# monitor samsung syncmaster 591s sin señal



## vichval (Abr 13, 2007)

hola a todos: les queria preguntar porke mi monitor samsung de golpe y porrazo cuando enciendo la pc solo me aparece un cuadradito de color verde y blanco el cual tiene en su interior las letras HZ? , y se desplaza de un lado para otro pero no me da señal de mi pc ni siquiera cuando hace el post, que puede ser ?
muchas gracias.


----------



## tiopepe123 (Abr 14, 2007)

revisa el conector.
Mira en el menu del monitor si hay un icono que pone información.

Puede que tengas el conector viciado, pero es raro que falle los sincronismos lo normal son los colores.
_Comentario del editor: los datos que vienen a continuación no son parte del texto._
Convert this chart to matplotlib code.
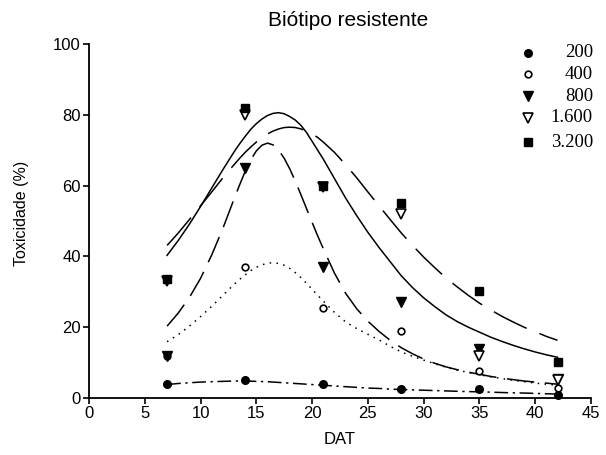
import matplotlib
matplotlib.use("Agg")
import matplotlib.pyplot as plt

# observed toxicity (%) per dose, at each evaluation day (DAT)
days = [7, 14, 21, 28, 35, 42]
obs_200 = [4, 5, 4, 2.5, 2.5, 0.8]
obs_400 = [12, 37, 25.5, 19, 7.5, 2.8]
obs_800 = [12, 65, 37, 27, 13.8, 5.5]
obs_1600 = [33, 80, 59.5, 52, 12, 5.2]
obs_3200 = [33.5, 82, 60, 55, 30.3, 10.3]

# fitted curves
fit_x = [7, 8, 9, 10, 11, 12, 13, 13.5, 14, 14.5, 15, 15.5, 16, 16.5, 17, 17.5,
         18, 18.5, 19, 19.5, 20, 20.5, 21, 22, 23, 24, 25, 26, 27, 28, 29, 30,
         31, 32, 33, 34, 35, 36, 37, 38, 39, 40, 41, 42]
fit_200 = [3.8, 4.1, 4.3, 4.5, 4.6, 4.7, 4.8, 4.8, 4.8, 4.75, 4.7, 4.65, 4.6, 4.5,
           4.4, 4.3, 4.2, 4.1, 4.0, 3.9, 3.8, 3.7, 3.6, 3.4, 3.2, 3.0, 2.8, 2.7,
           2.5, 2.4, 2.3, 2.2, 2.1, 2.0, 1.9, 1.8, 1.75, 1.65, 1.55, 1.45, 1.4,
           1.3, 1.2, 1.1]
fit_400 = [15.9, 17.9, 20.3, 23.0, 25.9, 29.0, 32.1, 33.5, 34.8, 36.0, 36.9, 37.6,
           38.1, 38.2, 38.0, 37.5, 36.6, 35.4, 34.0, 32.4, 30.7, 29.0, 27.4, 24.2,
           21.5, 19.6, 18.0, 16.4, 14.6, 13.0, 11.8, 10.7, 9.7, 8.7, 7.9, 7.2,
           6.6, 6.0, 5.5, 5.0, 4.6, 4.2, 3.9, 3.6]
fit_800 = [20.3, 24.0, 28.4, 33.8, 40.4, 47.9, 56.2, 60.2, 64.0, 67.3, 69.8, 71.4,
           72.0, 71.5, 70.0, 67.7, 64.7, 61.2, 57.4, 53.5, 49.6, 45.8, 42.2, 35.3,
           29.6, 25.2, 21.7, 18.8, 16.3, 14.2, 12.5, 11.0, 9.8, 8.8, 8.0, 7.3,
           6.7, 6.1, 5.6, 5.2, 4.8, 4.5, 4.2, 3.9]
fit_1600 = [40.3, 44.5, 49.1, 54.1, 59.3, 64.5, 69.5, 71.8, 73.9, 75.9, 77.5, 78.8,
            79.8, 80.4, 80.6, 80.3, 79.5, 78.5, 77.0, 75.0, 72.5, 70.0, 67.5, 62.0,
            56.5, 51.5, 46.8, 42.5, 38.5, 34.5, 31.2, 28.3, 25.8, 23.5, 21.6, 20.0,
            18.6, 17.2, 16.0, 14.9, 13.9, 13.0, 12.2, 11.5]
fit_3200 = [43.1, 46.6, 50.4, 54.3, 58.2, 62.2, 65.9, 67.7, 69.4, 70.9, 72.3, 73.6,
            74.6, 75.4, 76.0, 76.4, 76.5, 76.4, 76.0, 75.4, 74.6, 73.6, 72.3, 69.4,
            65.9, 62.2, 58.2, 54.3, 50.4, 46.6, 43.1, 39.8, 36.8, 33.9, 31.4, 29.0,
            26.8, 24.9, 23.1, 21.5, 20.0, 18.7, 17.4, 16.3]

labels = ['200', '400', '800', '1.600', '3.200']

plt.rcParams['font.family'] = ['Liberation Sans', 'DejaVu Sans']

fig = plt.figure(figsize=(6.06, 4.55), dpi=100)
ax = fig.add_axes([89 / 606, 1 - 398 / 455, 502 / 606, 354 / 455])

# curves
lw = 1.1
ax.plot(fit_x, fit_200, color='k', lw=lw, dashes=(9, 3, 1.5, 3))
ax.plot(fit_x, fit_400, color='k', lw=lw, dashes=(1, 3.5))
ax.plot(fit_x, fit_800, color='k', lw=lw, dashes=(18, 7))
ax.plot(fit_x, fit_1600, color='k', lw=lw)
ax.plot(fit_x, fit_3200, color='k', lw=lw, dashes=(24, 9))

# markers
styles = [
    dict(marker='o', ms=5.5, mfc='k', mec='k'),
    dict(marker='o', ms=4.8, mfc='white', mec='k', mew=1.2),
    dict(marker='v', ms=7, mfc='k', mec='k'),
    dict(marker='v', ms=6.5, mfc='white', mec='k', mew=1.2),
    dict(marker='s', ms=5.8, mfc='k', mec='k'),
]
series = [obs_200, obs_400, obs_800, obs_1600, obs_3200]
for vals, st in zip(series, styles):
    ax.plot(days, vals, ls='none', clip_on=False, zorder=3, **st)

# legend drawn by hand: marker left, label right-aligned
leg_y = [0.975, 0.915, 0.852, 0.791, 0.722]
for yy, lab, st in zip(leg_y, labels, styles):
    ax.plot([0.8745], [yy], transform=ax.transAxes, clip_on=False, ls='none', **st)
    ax.text(1.004, yy, lab, transform=ax.transAxes, ha='right', va='center',
            fontsize=13.5, family=['Liberation Serif', 'DejaVu Serif'])

ax.set_xlim(0, 45)
ax.set_ylim(0, 100)
ax.set_xticks(range(0, 46, 5))
ax.set_yticks(range(0, 101, 20))
for s in ['top', 'right']:
    ax.spines[s].set_visible(False)
for s in ['left', 'bottom']:
    ax.spines[s].set_linewidth(1.3)
ax.tick_params(direction='out', length=4, width=1.2, labelsize=12, pad=2)

fig.text(348 / 606, 1 - 21 / 455, 'Biótipo resistente', ha='center', va='center', fontsize=15)
fig.text(21.5 / 606, 1 - 213 / 455, 'Toxicidade (%)', rotation=90, ha='center', va='center', fontsize=11.5)
fig.text(340 / 606, 1 - 440 / 455, 'DAT', ha='center', va='center', fontsize=12)

fig.savefig('out.png', dpi=100)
Puedes tener la tarjeta en mal estado, no tienes alguna de vieja...


----------



## vichval (Abr 14, 2007)

hola gracias por responder, lo he probado en las tres maquinas que tengo y en todas me hace lo mismo, no puedo acceder al menu del monitor, no responde a ningun boton que acciono.


----------



## tiopepe123 (Abr 14, 2007)

Eso pinta mal...
Desconecta el cable del monitor y prueba con los bototes, prueba de encender el monitor con un boton pulsado con suerte entraras en algun menu de servicio.

Mal asunto.


----------